Day 59: San Joaquin River to Bear Ridge

We woke early, eager to get on the trail in the hope of getting close to Vermillion Valley Resort (VVR), our next resupply location. This section of trail, like so many others below treeline, was affected by the huge windstorm last November. We passed massive piles of jumbled trees and branches, already cleared from the trail by early season trail crews. The fresh cut wood left a piney lumberyard-like scent in the air.

From the San Joaquin canyon (7,890 ft), we climbed, switchbacking up the ridge through Ponderosa pine and wester juniper forest, through an exposed manzanita covered hillside, and back into forest again. We found a shaded spot by Senger Creek to cook a hot lunch, then continued up the trail to Sally Keyes Lakes.

Sally Keyes Lakes are a pair of beautiful blue lakes surrounded by grassy meadows, with a thin strip of forested land for camping in between them. There would be no camping at the lakes for us today however, because the lure of VVR was too strong. We continued climbing above the trees to the aptly named Heart Lake, and then up to the top of Selden Pass (10,900 ft).

Swarms of mosquitoes quickly drove us down from the top of the pass. We descended past beautiful Marie Lake, set in granite with grassy patches near its shores and scattered foxtail pines. Then we continued down past swampy Rosemarie Meadow. Crossing a creek below the meadow, we stopped for a quick break. There Desert Fox, having heard we were short on snacks, kindly shared a handful of bars, nuts, and two tasty looking cinnamon rolls.

The last time I waded across Bear Creek (9,530 ft) was when Sierra and I hiked the John Muir trail in 2010.  Then the water crept up past my waist, running swiftly. But the mild winter had tamed the great Bear Creek, and its water merely splashed our knees this time.
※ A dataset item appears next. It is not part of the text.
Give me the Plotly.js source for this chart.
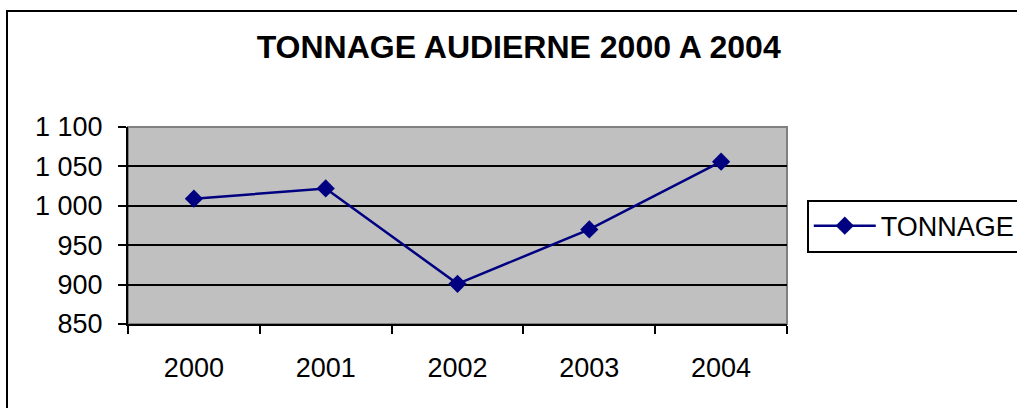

The trail continued to parallel the creek, and we saw the tents of several of the hikers we had seen near the pass. But we weren't yet ready to stop for the night. We wanted to be closer to VVR so that we could catch the ferry there the next morning.

So we began the climb to Bear Ridge (9,980 ft), reassuring ourselves that we were climbing the "easy" side, that we had less elevation to gain, that we would reach the top quickly. But it soon grew dark, and we found ourselves balancing on slippery stones to cross streams and navigating over and around fallen logs, all by headlamp. It was almost 11 by the time we reached the top. We climbed into our sleeping bags, exhausted.